BREMERTON — A Bremerton-Seattle ferry packed with pregame Seahawks fans Friday was mistakenly overloaded by more than 480 passengers and had to turn back to the terminal after the captain realized the error, Washington State Ferries spokeswoman Marta Coursey said.
But that was just the start of the problem for those aboard the 4:20 p.m. sailing of the ferry Cathlamet.
When the captain asked volunteers to get off the ferry and not enough did, Washington State Patrol troopers boarded and began ordering passengers to get off the boat, passengers said.
Chaz Forsberg, 27, of Silverdale, told the Kitsap Sun that he was in the Cathlamet’s men’s room when a trooper told him he had to return to the terminal.
“He said if I had a problem with it, I should send a complaint to the ferry system,” Forsberg said, according to the newspaper.
Coursey admitted, “They had angry and upset customers.”
How did the overloading happen in the first place?
Coursey said her understanding was that the ferry staff thought the Cathlamet had the capability for 1,600 passengers but its capacity is actually 1,200 passengers. After the captain began the crossing, he got the passenger number of 1,684 and had to turn around.

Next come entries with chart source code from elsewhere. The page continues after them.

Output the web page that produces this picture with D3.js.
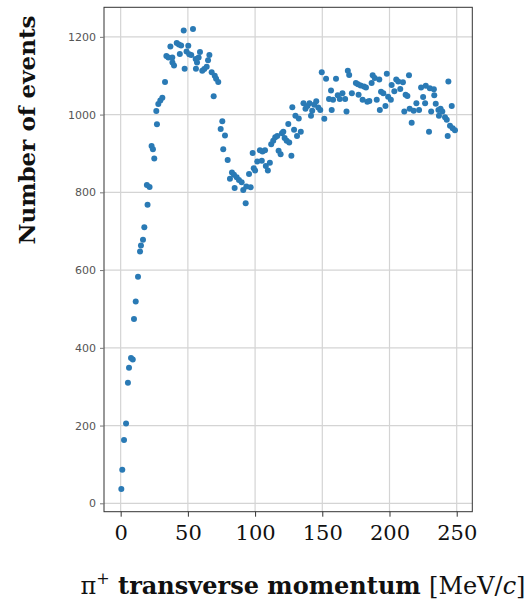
<!DOCTYPE html>
<html>
<head>
<meta charset="utf-8">
<script src="https://cdn.jsdelivr.net/npm/d3@7"></script>
<style>
  body { margin: 0; background: #fff; }
  svg { display: block; }
</style>
</head>
<body>
<script>
// pi+ transverse momentum (MeV/c) and number of events
const momentum = [
  0.5, 1.2, 2.5, 4, 5.4, 6.2, 7.7, 9, 9.9, 11.2, 12.9, 14.4, 15.1, 16.6, 17.6, 19.5, 20, 21.5,
  23, 24, 25, 26.5, 27, 28, 29.5, 31, 33, 34, 35.5, 37, 38.4, 38.5, 39.7, 41.7, 43.3, 44, 45,
  46.9, 47.6, 49, 50.3, 51, 52.5, 53.8, 55.8, 56, 56.8, 58, 59, 60.7, 62.2, 64, 65, 66, 67.7,
  69.2, 70, 71, 72.6, 74.4, 75.6, 76.3, 77.6, 79.6, 81.3, 82.8, 84.3, 84.8, 86.3, 88, 90, 91.2,
  93, 93.5, 95.5, 96.7, 98.2, 99, 100, 101.6, 103.6, 105, 105.5, 107.4, 108, 109.5, 111, 112,
  113.5, 115, 116.5, 117.5, 119, 120, 121, 122, 123.5, 124.7, 125.4, 127, 127.7, 129, 130,
  131.2, 132.5, 134, 136, 137.5, 139, 140.5, 141.6, 142.5, 144, 145.5, 147, 148.5, 149.6,
  151.5, 152.8, 155, 156.5, 157, 158, 160.2, 161.5, 163, 165, 167, 168, 169, 170, 172, 175,
  176.5, 177, 178.5, 180, 181, 182.5, 183.5, 185, 186.7, 187.5, 189, 190.5, 192.4, 192.8,
  193.7, 195.4, 197, 198, 199, 201, 201.6, 203.6, 205, 206.5, 208, 210, 211, 212, 213.3,
  214.5, 215, 216.5, 218, 220, 222, 223.5, 225, 226.5, 227, 229.4, 230, 231, 233, 233.3,
  234.4, 236.4, 236.8, 238, 239.3, 241.3, 242.6, 243.3, 243.8, 245, 246.3, 247, 248.7
];
const events = [
  37, 86, 163, 205, 310, 349, 374, 370, 474, 519, 583, 648, 663, 678, 710, 819, 768, 814,
  919, 911, 887, 1009, 975, 1027, 1036, 1043, 1084, 1151, 1147, 1175, 1147, 1134, 1126, 1184, 1180, 1156, 1178,
  1216, 1118, 1162, 1177, 1155, 1153, 1220, 1143, 1118, 1134, 1147, 1161, 1113, 1117, 1123, 1140, 1153, 1109,
  1047, 1100, 1092, 1084, 963, 983, 911, 946, 883, 835, 851, 845, 811, 839, 832, 826, 806,
  772, 815, 847, 813, 901, 862, 856, 879, 908, 881, 905, 908, 868, 856, 876, 924,
  933, 942, 945, 907, 898, 952, 956, 940, 933, 976, 928, 894, 1019, 961, 997,
  945, 990, 956, 1029, 1015, 1022, 1029, 997, 1010, 1025, 1034, 1018, 1012, 1109,
  989, 1092, 1040, 1062, 1012, 1038, 1092, 1050, 1040, 1055, 1040, 1008, 1113, 1102, 1055, 1081,
  1078, 1051, 1075, 1038, 1072, 1070, 1033, 1035, 1081, 1101, 1094, 1038, 1090, 1012,
  1059, 1055, 1022, 1105, 1046, 1038, 1076, 1060, 1090, 1085, 1066, 1083, 1008, 1051, 1048,
  1101, 1015, 979, 1010, 1029, 1012, 1070, 1045, 1029, 1074, 956, 1068, 1008, 1065, 1050,
  1028, 1012, 997, 1015, 1008, 993, 987, 945, 1085, 971, 1022, 965, 960
];
const xTicks = [0, 50, 100, 150, 200, 250];
const yTicks = [0, 200, 400, 600, 800, 1000, 1200];

const width = 529, height = 603;
const plot = { left: 104, right: 472.3, top: 7.3, bottom: 511.7 };

const svg = d3.select("body").append("svg")
    .attr("width", width)
    .attr("height", height);

const x = d3.scaleLinear().domain([-12.4, 261.6]).range([plot.left, plot.right]);
const y = d3.scaleLinear().domain([-21.6, 1276]).range([plot.bottom, plot.top]);

// grid
svg.append("g")
    .selectAll("line.vgrid")
    .data(xTicks)
    .join("line")
    .attr("x1", d => x(d)).attr("x2", d => x(d))
    .attr("y1", plot.top).attr("y2", plot.bottom)
    .attr("stroke", "#d4d4d4").attr("stroke-width", 1.2);

svg.append("g")
    .selectAll("line.hgrid")
    .data(yTicks)
    .join("line")
    .attr("x1", plot.left).attr("x2", plot.right)
    .attr("y1", d => y(d)).attr("y2", d => y(d))
    .attr("stroke", "#d4d4d4").attr("stroke-width", 1.2);

// points
svg.append("g")
    .selectAll("circle")
    .data(d3.zip(momentum, events))
    .join("circle")
    .attr("cx", d => x(d[0]))
    .attr("cy", d => y(d[1]))
    .attr("r", 3)
    .attr("fill", "#2a7ab5");

// frame
svg.append("rect")
    .attr("x", plot.left).attr("y", plot.top)
    .attr("width", plot.right - plot.left)
    .attr("height", plot.bottom - plot.top)
    .attr("fill", "none")
    .attr("stroke", "#333")
    .attr("stroke-width", 1);

// x axis
const xAxis = svg.append("g")
    .attr("transform", `translate(0,${plot.bottom})`)
    .call(d3.axisBottom(x).tickValues(xTicks).tickSize(5).tickPadding(8).tickFormat(d3.format("d")));
xAxis.select(".domain").remove();
xAxis.selectAll("line").attr("stroke", "#333");
xAxis.selectAll("text")
    .attr("fill", "#111")
    .style("font-family", "'DejaVu Serif', serif")
    .style("font-size", "21px");

// y axis
const yAxis = svg.append("g")
    .attr("transform", `translate(${plot.left},0)`)
    .call(d3.axisLeft(y).tickValues(yTicks).tickSize(4).tickPadding(4).tickFormat(d3.format("d")));
yAxis.select(".domain").remove();
yAxis.selectAll("line").attr("stroke", "#777");
yAxis.selectAll("text")
    .attr("fill", "#555")
    .style("font-family", "'DejaVu Sans', sans-serif")
    .style("font-size", "11px");

// axis titles
const xLabel = svg.append("text")
    .attr("x", 303)
    .attr("y", 594)
    .attr("text-anchor", "middle")
    .style("font-family", "'DejaVu Serif', serif")
    .style("font-size", "24px")
    .style("font-weight", "bold")
    .attr("fill", "#111");
xLabel.append("tspan").style("font-weight", "normal").text("π");
xLabel.append("tspan").attr("dy", -10).style("font-size", "16px").style("font-weight", "normal").text("+");
xLabel.append("tspan").attr("dy", 10).text(" transverse momentum ");
xLabel.append("tspan").style("font-weight", "normal").text("[MeV/");
xLabel.append("tspan").style("font-weight", "normal").style("font-style", "italic").text("c");
xLabel.append("tspan").style("font-weight", "normal").text("]");

svg.append("text")
    .attr("transform", `translate(35,130) rotate(-90)`)
    .attr("text-anchor", "middle")
    .style("font-family", "'DejaVu Serif', serif")
    .style("font-size", "23px")
    .style("font-weight", "bold")
    .attr("fill", "#111")
    .text("Number of events");
</script>
</body>
</html>
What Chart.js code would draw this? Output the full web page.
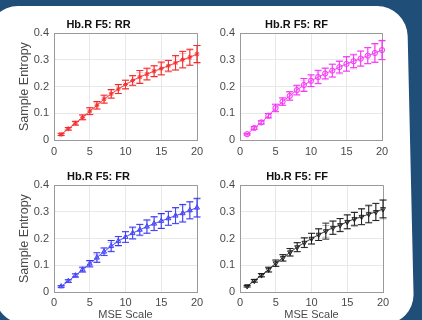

Normally, Coursey said, the captain gets that number prior to sailing and said she wasn’t sure why the captain didn’t get it sooner.
He turned back and off-loaded 484 passengers, she said.
She said all of the passengers who volunteered or were forced off were able to get onto the next ferry sailing around 5:30 p.m. Passengers got free travel vouchers and, ultimately, they got to their destination, she said.
But many were not happy about it.
State Transportation Secretary Lynn Peterson issued an apology Friday night for the incident.
“I apologize to all ferry passengers impacted by the overloading of the Cathlamet late this afternoon,” Peterson said in a statement.
“Due to the safety concerns related to the overloading of the Cathlamet, a thorough review of this incident will take place and everyone in the chain of command at Washington State Ferries responsible for this oversight will be held accountable accordingly.
“As Secretary, the safety of the traveling public on our ferries, highways, and railways, is my top priority. I am pleased the crew took corrective action and all passengers made it across Puget Sound. The passengers, who disembarked the Cathlamet for the next sailing, received a voucher,” she said.
For hours, Washington State Ferries made no mention of the overloading on the 4:20 p.m. run and tweeted that the sailing was delayed 40 minutes because of “heavy traffic.” It made no mention of the passenger count being the problem.